The key questions start stop ;and attach are answered explicitly by the above rules.

The following example considers a simple sentence and sufficient rules to parse it.

Consider the sentence

the silly robot moved the red pyramid to the top of the big table

The noun phrases in this sentence are

the silly robot

the red pyramid

the top

the big table

The main mechanism of the parser

continue until the main sentence is completely parsed or no active condition action rule applies:

activate the condition action rules associated with the current node;

use the first active rule that matches the condition of the buffer and the current node.

All the start top attach instructions are tied up in the rules.

Consider first the sentence rules

S1 IF first item is a noun-phrase node

THEN attach the first item

S2 IF first item is a verb-phrase node

THEN attach the first item

S3 IF first item is a verb

current node has noun-phrase attached

THEN create a verb-phrase node

S4 IF buffer is empty

THEN stop, reporting a successful parse

Consider next the prepositional phrase rules

PP1 IF first item is a preposition

THEN attach the first item

PP2 IF first item is a noun-phrase

THEN attach the first item

PP3 IF buffer is empty

THEN drop the current node into the buffer

Consider next the verb phrase rules

VP1 IF first item is an auxiliary verb

second item is a verb

THEN attach the first item

VP2 IF first item is a verb

THEN attach the first item

VP3 IF first item is a noun-phrase node

THEN attach the first item

VP4 IF first item is a preposition

second item is a noun-phrase

current node has a verb and noun-phrase attached

THEN create a prepositional-phrase node

VP5 IF first item is a prepositional-phrase node

THEN attach the first item

VP6 IF buffer is empty

THEN drop the current node into the buffer

Notes

In English certain words like verbs give an indication when it is time to start a node.

VP1 handles auxiliary verbs such as will have been or is going to have

The other Vp's such as VP2 handle the other conditions that can arise.

Parsing of the sentence

the silly robot moved the red pyramid to the top of the big table

The first step is to isolate the noun phrases

NPa (the silly robot) moved NPb (the red pyramid) to NPc (the top of the big table)

We are assuming that the preprocessor is intelligent in the SHRDLU sense in that it recognises the top of the big table as a noun-phrase with prepositional phrase embedded as top of the big table makes sense whereasthe phrase of the big table cannot be attached to pyramid.

The attached sheet shows the blow by blow account of how the sentence is parsed.

a parser is in initial state with S as only node in the stack and three sentence items in the buffer.

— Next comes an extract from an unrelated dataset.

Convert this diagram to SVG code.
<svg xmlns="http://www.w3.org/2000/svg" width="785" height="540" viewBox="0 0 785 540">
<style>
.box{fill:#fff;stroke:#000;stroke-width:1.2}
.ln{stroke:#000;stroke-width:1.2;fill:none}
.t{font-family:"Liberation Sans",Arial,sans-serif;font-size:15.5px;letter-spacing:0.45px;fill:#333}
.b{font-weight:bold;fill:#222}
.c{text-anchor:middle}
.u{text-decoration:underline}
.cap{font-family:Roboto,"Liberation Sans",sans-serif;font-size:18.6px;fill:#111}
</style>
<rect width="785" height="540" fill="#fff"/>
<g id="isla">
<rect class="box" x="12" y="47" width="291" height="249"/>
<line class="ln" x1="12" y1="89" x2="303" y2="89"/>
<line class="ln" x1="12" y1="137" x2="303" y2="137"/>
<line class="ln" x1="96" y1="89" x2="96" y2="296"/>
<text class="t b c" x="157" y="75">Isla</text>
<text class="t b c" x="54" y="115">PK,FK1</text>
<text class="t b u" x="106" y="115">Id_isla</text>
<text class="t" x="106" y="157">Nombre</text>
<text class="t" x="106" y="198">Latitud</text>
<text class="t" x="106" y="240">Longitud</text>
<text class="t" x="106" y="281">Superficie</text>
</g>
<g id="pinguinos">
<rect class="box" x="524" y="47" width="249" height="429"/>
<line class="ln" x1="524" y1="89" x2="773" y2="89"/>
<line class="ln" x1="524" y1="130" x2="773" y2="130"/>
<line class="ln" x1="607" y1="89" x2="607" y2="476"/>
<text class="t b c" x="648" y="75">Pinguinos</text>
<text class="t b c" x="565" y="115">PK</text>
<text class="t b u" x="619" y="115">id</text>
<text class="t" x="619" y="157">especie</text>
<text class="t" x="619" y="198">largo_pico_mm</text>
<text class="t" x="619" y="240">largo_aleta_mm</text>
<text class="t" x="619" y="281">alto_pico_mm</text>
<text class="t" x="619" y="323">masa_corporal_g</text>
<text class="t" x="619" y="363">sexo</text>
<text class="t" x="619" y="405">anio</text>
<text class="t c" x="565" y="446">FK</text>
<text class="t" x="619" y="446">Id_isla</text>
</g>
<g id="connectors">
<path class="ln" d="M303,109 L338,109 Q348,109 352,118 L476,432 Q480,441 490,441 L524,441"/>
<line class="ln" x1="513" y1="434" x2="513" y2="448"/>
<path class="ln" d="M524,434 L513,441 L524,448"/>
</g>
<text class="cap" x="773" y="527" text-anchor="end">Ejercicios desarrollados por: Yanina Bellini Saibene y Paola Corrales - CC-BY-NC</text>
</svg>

In this state the sentence rules apply allowing S1 to trigger and fire

b in moving to b the noun phrase NPa is attached to S, parser is still in state S as S is the current node and proceeds to c as the first item is a verb using S3

c now a verb phrase node is created and so the parser moves to the verb phrase set of rules. The top place is moved and so VP2 is activated and the verb is attached and the parser moves on to d

d now the buffer has moved on one place and the box is occupied by a NPb so rule VP3 is triggered and the noun- phrase is attached and the parse moves on to e

e At this stage the VP is in the spotlight and also to is in the boxseat and it is a preposition thus as VP rules still apply the rule VP4 leads to a PP node being created.

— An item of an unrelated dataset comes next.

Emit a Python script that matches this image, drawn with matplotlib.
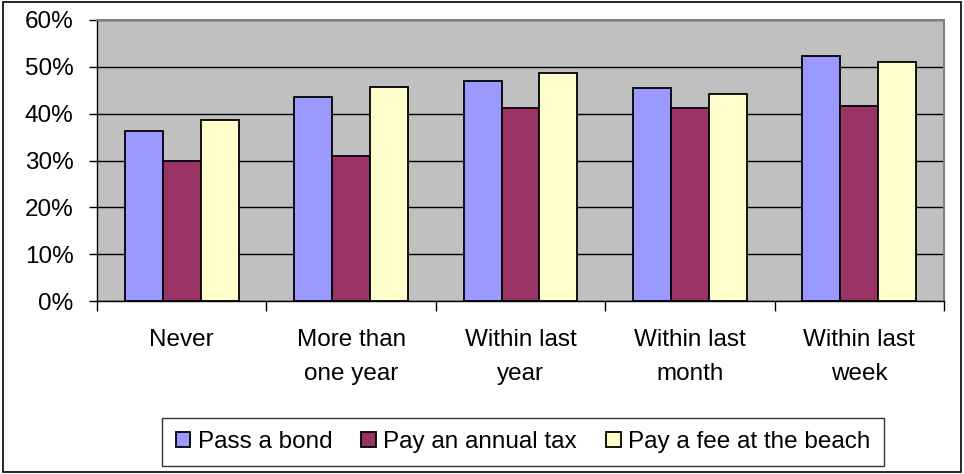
import numpy as np
import matplotlib
matplotlib.use("Agg")
import matplotlib.pyplot as plt
from matplotlib.patches import Rectangle

categories = ["Never", "More than\none year", "Within last\nyear", "Within last\nmonth", "Within last\nweek"]
series_names = ["Pass a bond", "Pay an annual tax", "Pay a fee at the beach"]
pass_bond = [36.2, 43.5, 46.9, 45.5, 52.4]
annual_tax = [29.8, 31.0, 41.3, 41.3, 41.7]
beach_fee = [38.7, 45.6, 48.6, 44.3, 51.1]
colors = ["#9999FF", "#993366", "#FFFFCC"]

plt.rcParams['font.family'] = ['Liberation Sans', 'DejaVu Sans']
fs = 17.5

fig = plt.figure(figsize=(9.64, 4.74), dpi=100)
ax = fig.add_axes([97 / 964, 1 - 301 / 474, (944 - 97) / 964, (301 - 20) / 474])
ax.set_facecolor("#C0C0C0")

x = np.arange(len(categories))
w = 0.224
for i, (vals, name) in enumerate(zip([pass_bond, annual_tax, beach_fee], series_names)):
    ax.bar(x + (i - 1) * w, vals, width=w, color=colors[i], edgecolor="black",
           linewidth=1.3, label=name, zorder=3)

ax.set_ylim(0, 60)
ax.set_xlim(-0.5, len(categories) - 0.5)
ax.set_yticks(range(0, 61, 10))
ax.set_yticklabels([f"{v}%" for v in range(0, 61, 10)], fontsize=fs)
ax.yaxis.grid(True, color="black", linewidth=1.0, zorder=0)
ax.set_axisbelow(True)

ax.set_xticks(np.arange(-0.5, len(categories), 1.0))
ax.set_xticklabels([])
ax.set_xticks(x, minor=True)
ax.set_xticklabels(categories, minor=True, fontsize=fs, linespacing=1.7)
ax.tick_params(axis="x", which="minor", length=0, pad=20)
ax.tick_params(axis="x", which="major", length=7, width=1, direction="out")
ax.tick_params(axis="y", length=6, width=1, direction="out", pad=11)

for s in ["top", "right"]:
    ax.spines[s].set_color("#808080")
    ax.spines[s].set_linewidth(1.5)
for s in ["left", "bottom"]:
    ax.spines[s].set_color("black")
    ax.spines[s].set_linewidth(1.0)

leg = fig.legend(loc="center", bbox_to_anchor=(523 / 964, 1 - 442 / 474), ncol=3,
                 fontsize=fs, frameon=True, fancybox=False, edgecolor="black",
                 handlelength=0.6, handleheight=0.6, handletextpad=0.3,
                 columnspacing=1.2, borderpad=0.55)
leg.get_frame().set_linewidth(1.0)

fig.patches.append(Rectangle((0.003, 0.004), 0.994, 0.992, transform=fig.transFigure,
                             fill=False, edgecolor="black", linewidth=1.2))

fig.savefig("out.png", dpi=100)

f At this point PP rules apply and PP1 is fired

g Once again a PP rule is used this time PP2

h Now it is clear the buffer is empty so PP3 applies and the buffer is given a node

i Now VP rules come into favour and VP5 locates the PP in the buffer and attaches it

j Once again the buffer is empty and so rule VP6 is used to put the node back into the buffer

k The parser is on S rules and S2 is used to attach the VP

l merely serves to finally recognise the empty buffer and to report success

Notes

WASP and ATN parsers give different answers to the start stop and attach questions. In ATN's the answers are bound up in the way the parser uses the net, for WASP the answers are tied up in the rules. This simple version has a three item look ahead whereas ATN's only look at next item. It seems that looking three moves ahead is sensible and saves building doomed structures. It seems that English speakers confine themselves to the complexity that can be covered by three level lookahead. In ATN's syntactic knowledge is expressed in an interpreter procedure in nodes and arcs and in obscure arc procedures whilst in WASP syntactic knowledge is expressed in an interpreter procedure and in simple condition action rules. The interpreter part of the ATN is simpler to explain than that for WASP the procedures on the arcs are more complex than that of the rules. Arguably the balance is better in WASP because the linguistically motivated design choices are more accessible in WASP hence more subject to careful linguistic study.